The European Parliament’s Committee on Economic and Monetary Affairs (ECON) published its draft report on the proposed benchmark regulation, dated 11 December 2014.

The report contains 247 amendments to the proposal[1], illustrating the large amount of work that still needs to be done in 2015 before the regulation is adopted. ECON shows progress on the key contentious issues, including the third-country regime, critical benchmarks and proportionality.

The amendments to the third-country regime would result in a more workable regime, as a number of mechanisms permit the use of foreign benchmarks in the EU. This issue was largely alleviated already, as most of the amendments were incorporated in the latest proposals.

Benchmarks used as a reference for financial instruments and financial contracts with an average value of at least EUR 500 billion would be deemed critical. In addition, competent authorities would have discretion to designate critical benchmarks based on the adverse impact within their jurisdiction in the event of the cessation of a benchmark. As such designation may have consequences on other Member States, the crux of the problem is to set up acceptable checks and balances involving other Member States and ESMA. This significant issue remains to be resolved.

The most significant contribution of the draft report is without doubt the concept of noncritical benchmark: “a benchmark which does not meet the criteria for a critical benchmark”.  A noncritical benchmark administrator would be subject to feather-light regulation. It would be required to register with the competent authority, but it is specified that “registration of an administrator is not intended to affect supervision”.

Instead, the administrator would be required to publish and maintain a “compliance statement” to report on its compliance with the requirements set out in the regulation.  Such statement would be verified by an independent auditor. For most of the requirements, it would be sufficient to “comply or explain”, as it is substantially the case for IOSCO principles at the moment.

Once again, the line is blurred between regulation and non-binding principles. Nonetheless, the nature of these amendments will please the benchmark administrators, so they can live to fight another day. Indeed, the draft report recognises that “imposing extensive binding requirements on noncritical indices, would risk creating unnecessary, substantial costs”.

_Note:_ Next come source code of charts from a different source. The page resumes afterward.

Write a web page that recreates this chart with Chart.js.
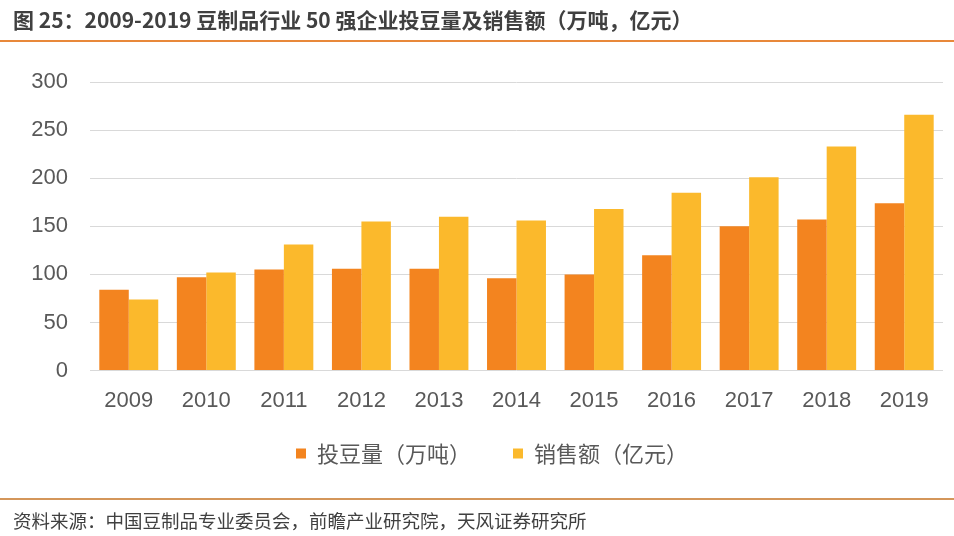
<!DOCTYPE html>
<html lang="zh-CN">
<head>
<meta charset="utf-8">
<script src="https://cdn.jsdelivr.net/npm/chart.js@4/dist/chart.umd.min.js"></script>
<style>
  html, body { margin: 0; padding: 0; background: #fff; }
  #page { position: relative; width: 954px; height: 536px; overflow: hidden; }
  #chart { position: absolute; left: 0; top: 0; z-index: 1; }
  .txt { position: absolute; z-index: 2; white-space: nowrap; font-family: "Noto Sans CJK SC", "Noto Sans", sans-serif; }
  #title { left: 13px; top: 4px; font-size: 21px; font-weight: bold; color: #404040; }
  #source { left: 13px; top: 507px; font-size: 18.5px; color: #404040; }
  .rule { position: absolute; left: 0; width: 954px; height: 2px; z-index: 2; }
  #topRule { top: 40px; background: #e8883a; }
  #bottomRule { top: 498px; background: #d4965a; }
</style>
</head>
<body>
<div id="page">
  <div class="txt" id="title">图 25：2009-2019 豆制品行业 50 强企业投豆量及销售额（万吨，亿元）</div>
  <div class="rule" id="topRule"></div>
  <canvas id="chart" width="954" height="536"></canvas>
  <div class="rule" id="bottomRule"></div>
  <div class="txt" id="source">资料来源：中国豆制品专业委员会，前瞻产业研究院，天风证券研究所</div>
</div>
<script>
const years = ["2009", "2010", "2011", "2012", "2013", "2014", "2015", "2016", "2017", "2018", "2019"];
const beanInput = [84, 97, 105, 106, 106, 96, 100, 120, 150, 157, 174];
const salesValue = [74, 102, 131, 155, 160, 156, 168, 185, 201, 233, 266];
const yTicks = [0, 50, 100, 150, 200, 250, 300];
const seriesNames = ["投豆量（万吨）", "销售额（亿元）"];

const ORANGE = "#f3841f";
const YELLOW = "#fbb92c";
const GRID = "#d9d9d9";
const TEXT = "#595959";

// legend sits a little right of the canvas centre and tucks under the year labels
const legendPlace = {
  id: "legendPlace",
  afterLayout(chart) {
    const lg = chart.legend;
    const h = lg.height;
    lg.left = 41;
    lg.right = chart.chartArea.right;
    lg.top = chart.chartArea.bottom + 30;
    lg.bottom = lg.top + h;
  },
};

const ctx = document.getElementById("chart").getContext("2d");

new Chart(ctx, {
  type: "bar",
  data: {
    labels: years,
    datasets: [
      {
        label: seriesNames[0],
        data: beanInput,
        backgroundColor: ORANGE,
        categoryPercentage: 0.76,
        barPercentage: 1,
      },
      {
        label: seriesNames[1],
        data: salesValue,
        backgroundColor: YELLOW,
        categoryPercentage: 0.76,
        barPercentage: 1,
      },
    ],
  },
  options: {
    responsive: false,
    animation: false,
    layout: {
      padding: { left: 0, right: 11, top: 82, bottom: 39 },
    },
    plugins: {
      legend: {
        position: "bottom",
        labels: {
          boxWidth: 10,
          boxHeight: 10,
          padding: 42,
          color: TEXT,
          font: { family: "'Noto Sans CJK SC', sans-serif", size: 22 },
        },
      },
      tooltip: { enabled: false },
    },
    scales: {
      x: {
        grid: { display: false },
        border: { display: false },
        ticks: {
          color: TEXT,
          padding: 9,
          font: { family: "'Liberation Sans', Arial, sans-serif", size: 22 },
        },
      },
      y: {
        min: 0,
        max: 300,
        grid: { color: GRID, lineWidth: 1, drawTicks: false },
        border: { display: false },
        ticks: {
          color: TEXT,
          padding: 22,
          font: { family: "'Liberation Sans', Arial, sans-serif", size: 22 },
        },
        afterBuildTicks: (scale) => {
          scale.ticks = yTicks.map((v) => ({ value: v }));
        },
        afterFit: (scale) => { scale.width = 90; },
      },
    },
  },
  plugins: [legendPlace],
});
</script>
</body>
</html>
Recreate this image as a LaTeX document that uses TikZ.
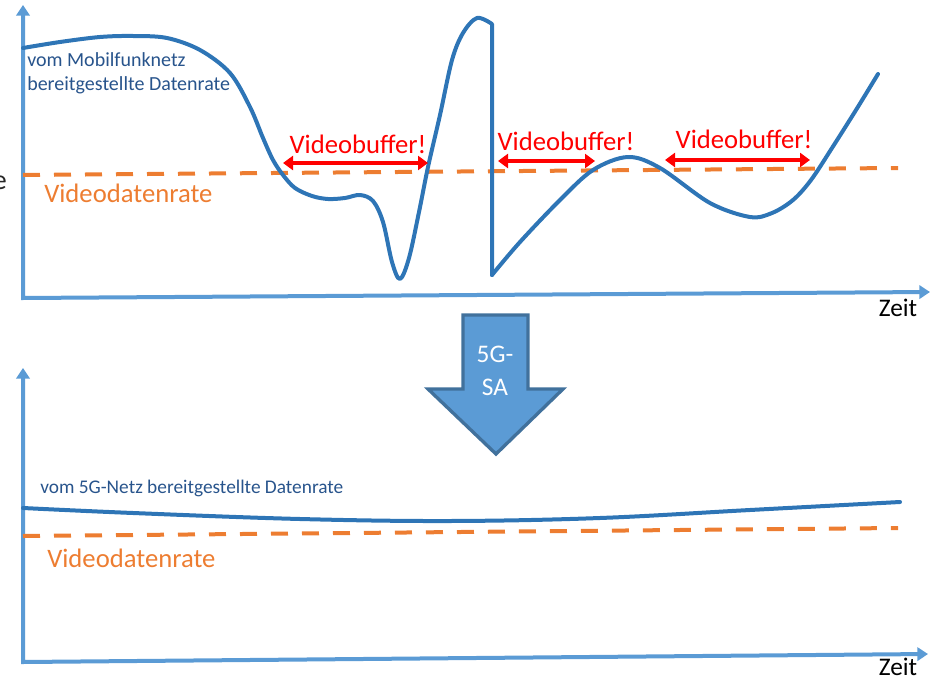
\documentclass[tikz,border=0pt]{standalone}
\usepackage{fontspec}
\setmainfont{Carlito}
\usetikzlibrary{arrows.meta}
\definecolor{axisblue}{RGB}{91,155,213}
\definecolor{rateblue}{RGB}{46,117,182}
\definecolor{labelblue}{RGB}{40,84,140}
\definecolor{videoorange}{RGB}{237,125,49}
\definecolor{arrowedge}{RGB}{65,113,156}
\definecolor{cutgray}{RGB}{40,40,40}
\begin{document}
\begin{tikzpicture}[x=0.75pt,y=-0.75pt,
  axisline/.style={draw=axisblue, line width=3pt, line join=miter,
    {Triangle[length=8pt,width=10pt]}-{Triangle[length=8pt,width=10pt]}},
  ratecurve/.style={draw=rateblue, line width=3pt, line cap=round, line join=round},
  videoline/.style={draw=videoorange, line width=3pt, dash pattern=on 12.75pt off 10.5pt},
  bufferarrow/.style={draw=red, line width=3pt,
    {Triangle[length=7.5pt,width=10.5pt]}-{Triangle[length=7.5pt,width=10.5pt]}},
  videolabel/.style={text=videoorange, inner sep=0pt, font=\fontsize{20}{24}\selectfont},
  bufferlabel/.style={text=red, inner sep=0pt, font=\fontsize{20}{24}\selectfont},
  ratelabel/.style={text=labelblue, inner sep=0pt, align=left},
  timelabel/.style={text=black, inner sep=0pt, font=\fontsize{19}{22}\selectfont},
  bigarrow/.style={fill=axisblue, draw=arrowedge, line width=2.5pt, line join=miter},
]
\useasboundingbox (0,0) rectangle (934,681);

% ---------- upper chart ----------
\coordinate (ytopA) at (23,5);
\coordinate (originA) at (23,298);
\coordinate (xendA) at (930,292);
\draw[axisline] (ytopA) -- (originA) -- (xendA);

% axis caption running off the left edge
\node[text=cutgray, inner sep=0pt, anchor=base east, font=\fontsize{21}{24}\selectfont] (ycut) at (7,189) {e};

% video data rate (dashed)
\coordinate (vidA1) at (23,175);
\coordinate (vidA2) at (898,168);
\draw[videoline] (vidA1) -- (vidA2);

% fluctuating mobile network data rate
\draw[ratecurve] plot[smooth, tension=0.55] coordinates {
  (23,48) (60,42) (100,37) (133,36) (167,38) (200,50) (230,73) (250,107)
  (263,138) (273,160) (283,175) (295,188) (312,196) (328,199) (345,198)
  (360,195) (373,201) (383,222) (392,262) (400,279) (409,258) (419,212)
  (428,167) (440,115) (452,60) (463,33) (477,18) (492,24)}
  -- (492,275);
\draw[ratecurve] plot[smooth, tension=0.55] coordinates {
  (492,275) (520,242) (560,200) (593,170) (628,157) (660,168) (710,203)
  (750,217) (772,213) (793,200) (811,180) (832,148) (856,110) (878,74)};

\node[ratelabel, anchor=base west, font=\fontsize{15}{18}\selectfont] (mobileA) at (27,67) {vom Mobilfunknetz};
\node[ratelabel, anchor=base west, font=\fontsize{15}{18}\selectfont] (mobileB) at (27,91) {bereitgestellte Datenrate};
\node[videolabel, anchor=base west] (videoA) at (44,202) {Videodatenrate};

% buffering intervals
\coordinate (bufL1) at (283,163);
\coordinate (bufR1) at (428,163);
\coordinate (bufL2) at (498,161);
\coordinate (bufR2) at (595,161);
\coordinate (bufL3) at (665,160);
\coordinate (bufR3) at (810,160);
\draw[bufferarrow] (bufL1) -- (bufR1);
\draw[bufferarrow] (bufL2) -- (bufR2);
\draw[bufferarrow] (bufL3) -- (bufR3);
\node[bufferlabel, anchor=base] (buf1) at (358,153) {Videobuffer!};
\node[bufferlabel, anchor=base] (buf2) at (566,151) {Videobuffer!};
\node[bufferlabel, anchor=base] (buf3) at (744,149) {Videobuffer!};

\node[timelabel, anchor=base] (zeitA) at (898,316) {Zeit};

% ---------- transition arrow ----------
\draw[bigarrow] (463,315) -- (528,315) -- (528,389) -- (563,389) -- (496,454)
  -- (428,389) -- (463,389) -- cycle;
\node[text=white, inner sep=0pt, align=center, font=\fontsize{19}{25}\selectfont] (sa) at (495,371) {5G-\\SA};

% ---------- lower chart ----------
\coordinate (ytopB) at (23,368);
\coordinate (originB) at (23,662);
\coordinate (xendB) at (928,654);
\draw[axisline] (ytopB) -- (originB) -- (xendB);

\coordinate (vidB1) at (23,536);
\coordinate (vidB2) at (898,528);
\draw[videoline] (vidB1) -- (vidB2);

\draw[ratecurve] plot[smooth, tension=0.6] coordinates {
  (23,508) (133,513) (300,519) (450,521) (600,518) (750,510) (900,502)};

\node[ratelabel, anchor=base west, font=\fontsize{14.5}{18}\selectfont] (fiveg) at (40,493) {vom 5G-Netz bereitgestellte Datenrate};
\node[videolabel, anchor=base west] (videoB) at (47,567) {Videodatenrate};
\node[timelabel, anchor=base] (zeitB) at (898,675) {Zeit};
\end{tikzpicture}
\end{document}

Supervised entities were not as lucky. ECON would maintain the requirement to anticipate the cessation of a benchmark, identify alternative benchmarks and “where possible” reflect them in the contractual relationship.  The key challenge for 2015 may be to define “where possible”.

[1] The draft report is based on the original proposal dated 18 September 2013. A number of Presidency compromise proposals were circulated since, reflecting some of the amendments indicated in the report.